-- begin DATA --
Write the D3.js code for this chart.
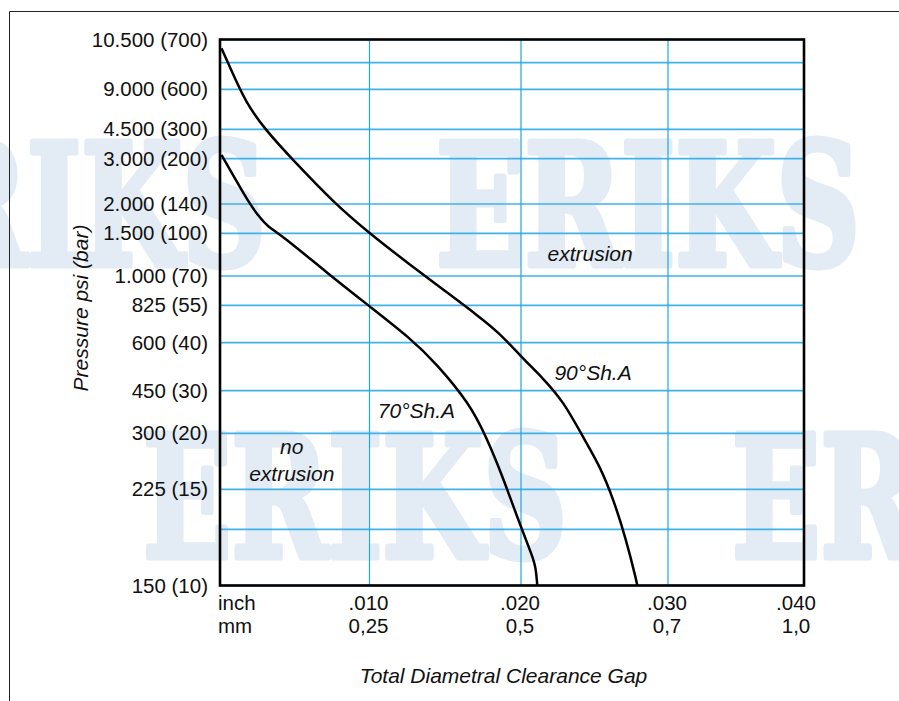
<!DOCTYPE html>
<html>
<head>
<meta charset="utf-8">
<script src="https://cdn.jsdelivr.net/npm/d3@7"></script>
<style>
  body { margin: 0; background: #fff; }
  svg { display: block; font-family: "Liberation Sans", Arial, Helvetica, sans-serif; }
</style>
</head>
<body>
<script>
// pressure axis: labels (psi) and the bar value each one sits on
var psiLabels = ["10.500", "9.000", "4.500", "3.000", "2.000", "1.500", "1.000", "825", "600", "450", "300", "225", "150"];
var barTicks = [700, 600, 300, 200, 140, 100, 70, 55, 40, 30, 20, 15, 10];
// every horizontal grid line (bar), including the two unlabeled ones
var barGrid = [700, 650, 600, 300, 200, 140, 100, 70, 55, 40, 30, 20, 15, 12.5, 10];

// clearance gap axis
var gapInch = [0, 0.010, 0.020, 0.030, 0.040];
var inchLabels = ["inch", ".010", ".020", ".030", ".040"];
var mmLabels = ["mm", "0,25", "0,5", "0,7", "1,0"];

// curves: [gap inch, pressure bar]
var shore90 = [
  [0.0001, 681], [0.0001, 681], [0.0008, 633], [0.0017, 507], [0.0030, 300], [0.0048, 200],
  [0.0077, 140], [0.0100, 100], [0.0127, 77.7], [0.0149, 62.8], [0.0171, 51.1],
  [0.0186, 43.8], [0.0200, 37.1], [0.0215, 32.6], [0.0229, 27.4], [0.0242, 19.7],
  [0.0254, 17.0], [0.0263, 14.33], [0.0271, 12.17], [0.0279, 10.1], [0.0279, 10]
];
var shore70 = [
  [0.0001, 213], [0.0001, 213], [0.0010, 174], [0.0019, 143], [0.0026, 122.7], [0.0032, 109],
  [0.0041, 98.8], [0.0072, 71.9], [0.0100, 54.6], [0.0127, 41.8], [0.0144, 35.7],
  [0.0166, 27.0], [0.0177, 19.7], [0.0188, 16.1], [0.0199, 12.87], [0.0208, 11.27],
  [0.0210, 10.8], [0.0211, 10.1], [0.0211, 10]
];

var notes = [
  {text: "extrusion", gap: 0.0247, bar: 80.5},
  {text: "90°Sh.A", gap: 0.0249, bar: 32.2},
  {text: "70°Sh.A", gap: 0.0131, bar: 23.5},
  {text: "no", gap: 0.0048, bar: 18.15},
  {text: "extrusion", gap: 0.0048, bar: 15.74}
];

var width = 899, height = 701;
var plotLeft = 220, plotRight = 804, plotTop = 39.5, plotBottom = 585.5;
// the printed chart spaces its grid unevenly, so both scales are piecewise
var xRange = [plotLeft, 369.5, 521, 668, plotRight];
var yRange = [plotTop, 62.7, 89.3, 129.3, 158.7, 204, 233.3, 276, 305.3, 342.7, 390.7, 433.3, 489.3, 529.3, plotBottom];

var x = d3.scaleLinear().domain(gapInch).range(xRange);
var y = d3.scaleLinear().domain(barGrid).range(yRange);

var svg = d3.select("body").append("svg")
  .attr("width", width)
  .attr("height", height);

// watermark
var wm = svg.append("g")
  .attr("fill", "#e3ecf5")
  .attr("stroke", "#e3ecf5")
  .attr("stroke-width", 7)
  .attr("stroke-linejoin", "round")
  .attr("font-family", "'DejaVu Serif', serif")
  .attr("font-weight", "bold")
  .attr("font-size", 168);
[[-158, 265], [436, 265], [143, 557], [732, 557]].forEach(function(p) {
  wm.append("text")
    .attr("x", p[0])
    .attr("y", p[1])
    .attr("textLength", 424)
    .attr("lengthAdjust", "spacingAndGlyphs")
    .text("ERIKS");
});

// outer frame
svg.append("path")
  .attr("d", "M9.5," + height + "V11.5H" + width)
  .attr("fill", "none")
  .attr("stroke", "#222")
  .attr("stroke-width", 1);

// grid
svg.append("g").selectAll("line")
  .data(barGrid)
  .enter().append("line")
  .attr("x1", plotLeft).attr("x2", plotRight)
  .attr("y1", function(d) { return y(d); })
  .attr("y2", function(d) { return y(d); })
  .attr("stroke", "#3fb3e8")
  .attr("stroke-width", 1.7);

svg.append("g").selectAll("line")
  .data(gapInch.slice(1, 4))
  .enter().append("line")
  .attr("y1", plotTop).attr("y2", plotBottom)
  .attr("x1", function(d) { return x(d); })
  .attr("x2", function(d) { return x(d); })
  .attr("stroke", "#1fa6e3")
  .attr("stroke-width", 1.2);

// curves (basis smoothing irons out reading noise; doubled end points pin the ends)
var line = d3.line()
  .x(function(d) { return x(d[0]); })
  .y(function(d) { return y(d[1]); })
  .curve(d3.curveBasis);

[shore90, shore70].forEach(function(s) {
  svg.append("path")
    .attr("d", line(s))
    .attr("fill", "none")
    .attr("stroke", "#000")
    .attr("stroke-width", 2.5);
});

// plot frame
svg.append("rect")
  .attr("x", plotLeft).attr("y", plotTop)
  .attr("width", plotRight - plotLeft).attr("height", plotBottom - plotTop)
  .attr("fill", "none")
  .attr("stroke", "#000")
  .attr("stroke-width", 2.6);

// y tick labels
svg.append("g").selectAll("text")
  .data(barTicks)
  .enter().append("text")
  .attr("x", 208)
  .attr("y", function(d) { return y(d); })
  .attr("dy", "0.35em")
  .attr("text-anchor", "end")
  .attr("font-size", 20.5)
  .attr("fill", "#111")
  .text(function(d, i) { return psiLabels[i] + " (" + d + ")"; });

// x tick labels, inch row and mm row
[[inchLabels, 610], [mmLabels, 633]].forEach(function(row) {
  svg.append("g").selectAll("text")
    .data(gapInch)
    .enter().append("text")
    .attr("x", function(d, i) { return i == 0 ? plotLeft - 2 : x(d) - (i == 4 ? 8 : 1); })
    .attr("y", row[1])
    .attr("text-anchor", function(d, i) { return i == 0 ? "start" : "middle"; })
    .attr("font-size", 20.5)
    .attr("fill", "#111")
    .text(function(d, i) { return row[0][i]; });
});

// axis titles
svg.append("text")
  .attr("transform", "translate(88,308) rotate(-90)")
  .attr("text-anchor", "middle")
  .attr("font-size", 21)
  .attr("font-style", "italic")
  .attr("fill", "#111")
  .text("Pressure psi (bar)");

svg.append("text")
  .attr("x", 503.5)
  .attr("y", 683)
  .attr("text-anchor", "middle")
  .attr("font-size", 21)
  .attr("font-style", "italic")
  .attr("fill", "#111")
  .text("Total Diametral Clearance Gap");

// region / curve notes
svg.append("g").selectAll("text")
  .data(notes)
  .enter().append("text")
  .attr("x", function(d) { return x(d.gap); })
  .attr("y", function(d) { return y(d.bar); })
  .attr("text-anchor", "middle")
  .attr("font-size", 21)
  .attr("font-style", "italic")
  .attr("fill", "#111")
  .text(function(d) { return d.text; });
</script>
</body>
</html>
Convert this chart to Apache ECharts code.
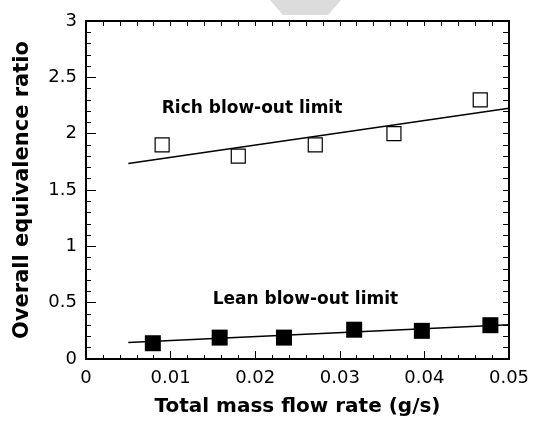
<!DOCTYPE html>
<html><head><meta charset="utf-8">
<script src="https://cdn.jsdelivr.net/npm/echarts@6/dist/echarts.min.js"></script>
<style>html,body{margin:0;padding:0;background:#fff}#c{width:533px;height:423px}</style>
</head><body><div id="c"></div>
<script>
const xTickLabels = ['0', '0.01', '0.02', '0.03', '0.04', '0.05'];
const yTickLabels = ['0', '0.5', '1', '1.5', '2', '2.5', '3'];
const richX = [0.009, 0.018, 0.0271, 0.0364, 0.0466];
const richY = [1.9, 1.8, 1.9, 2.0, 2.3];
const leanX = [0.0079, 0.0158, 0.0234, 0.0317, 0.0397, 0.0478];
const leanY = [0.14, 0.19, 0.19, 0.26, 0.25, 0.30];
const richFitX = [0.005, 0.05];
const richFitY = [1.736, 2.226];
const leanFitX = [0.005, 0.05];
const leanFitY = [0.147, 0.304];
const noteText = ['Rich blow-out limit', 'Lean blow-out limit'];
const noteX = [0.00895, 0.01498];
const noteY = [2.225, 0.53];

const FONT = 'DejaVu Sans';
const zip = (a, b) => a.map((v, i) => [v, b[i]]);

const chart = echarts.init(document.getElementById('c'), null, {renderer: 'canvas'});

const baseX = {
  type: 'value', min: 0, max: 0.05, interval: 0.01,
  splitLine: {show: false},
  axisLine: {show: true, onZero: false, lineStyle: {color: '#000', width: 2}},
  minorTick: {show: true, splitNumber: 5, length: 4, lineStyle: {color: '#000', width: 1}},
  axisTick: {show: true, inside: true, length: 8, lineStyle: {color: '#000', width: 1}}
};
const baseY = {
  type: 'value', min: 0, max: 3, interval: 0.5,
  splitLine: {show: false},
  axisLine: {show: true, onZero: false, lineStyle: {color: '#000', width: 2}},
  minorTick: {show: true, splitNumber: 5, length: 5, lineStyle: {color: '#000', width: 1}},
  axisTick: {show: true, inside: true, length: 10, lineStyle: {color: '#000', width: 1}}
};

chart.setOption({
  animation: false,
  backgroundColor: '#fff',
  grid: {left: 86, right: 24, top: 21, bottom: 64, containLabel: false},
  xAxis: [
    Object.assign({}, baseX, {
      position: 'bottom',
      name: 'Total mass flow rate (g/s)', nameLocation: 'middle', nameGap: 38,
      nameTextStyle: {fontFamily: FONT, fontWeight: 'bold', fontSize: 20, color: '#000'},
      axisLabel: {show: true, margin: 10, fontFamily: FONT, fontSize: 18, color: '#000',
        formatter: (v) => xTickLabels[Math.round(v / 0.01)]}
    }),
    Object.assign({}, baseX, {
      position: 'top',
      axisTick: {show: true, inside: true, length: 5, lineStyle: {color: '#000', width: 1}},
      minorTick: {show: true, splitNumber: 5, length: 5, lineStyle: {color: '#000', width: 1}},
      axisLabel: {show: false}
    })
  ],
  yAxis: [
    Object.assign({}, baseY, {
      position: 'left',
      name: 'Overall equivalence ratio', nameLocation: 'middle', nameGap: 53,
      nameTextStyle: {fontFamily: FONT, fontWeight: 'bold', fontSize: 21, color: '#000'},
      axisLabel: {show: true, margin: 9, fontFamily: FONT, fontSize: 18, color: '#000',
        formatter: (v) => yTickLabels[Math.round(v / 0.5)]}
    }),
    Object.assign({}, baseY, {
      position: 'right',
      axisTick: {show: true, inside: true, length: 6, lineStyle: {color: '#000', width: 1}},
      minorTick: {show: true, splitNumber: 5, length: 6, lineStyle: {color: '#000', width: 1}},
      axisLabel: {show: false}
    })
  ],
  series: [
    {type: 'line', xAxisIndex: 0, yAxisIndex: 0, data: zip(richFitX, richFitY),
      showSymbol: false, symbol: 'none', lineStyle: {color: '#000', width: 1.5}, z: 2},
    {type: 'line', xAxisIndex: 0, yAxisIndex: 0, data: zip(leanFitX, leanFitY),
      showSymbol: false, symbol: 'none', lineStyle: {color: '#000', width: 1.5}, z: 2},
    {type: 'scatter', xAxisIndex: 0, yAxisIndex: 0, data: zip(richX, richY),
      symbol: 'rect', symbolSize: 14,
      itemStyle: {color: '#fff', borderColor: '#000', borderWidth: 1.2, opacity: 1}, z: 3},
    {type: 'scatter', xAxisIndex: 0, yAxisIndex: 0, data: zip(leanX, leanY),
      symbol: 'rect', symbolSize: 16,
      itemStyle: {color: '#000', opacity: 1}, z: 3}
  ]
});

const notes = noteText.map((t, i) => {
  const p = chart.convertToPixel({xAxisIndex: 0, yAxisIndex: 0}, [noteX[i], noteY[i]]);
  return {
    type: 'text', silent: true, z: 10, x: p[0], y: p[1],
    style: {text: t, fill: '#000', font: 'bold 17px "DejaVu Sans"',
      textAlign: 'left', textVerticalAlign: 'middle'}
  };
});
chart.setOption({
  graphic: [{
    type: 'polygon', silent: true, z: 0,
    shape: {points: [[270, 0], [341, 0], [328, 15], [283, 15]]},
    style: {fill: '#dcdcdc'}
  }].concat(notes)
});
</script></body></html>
-- end DATA --
> YOUR INSTRUCTIONS
Pick out the lines that have the word "code". Copy them all.

> EXERCISE OUTPUT
Write the D3.js code for this chart.
Convert this chart to Apache ECharts code.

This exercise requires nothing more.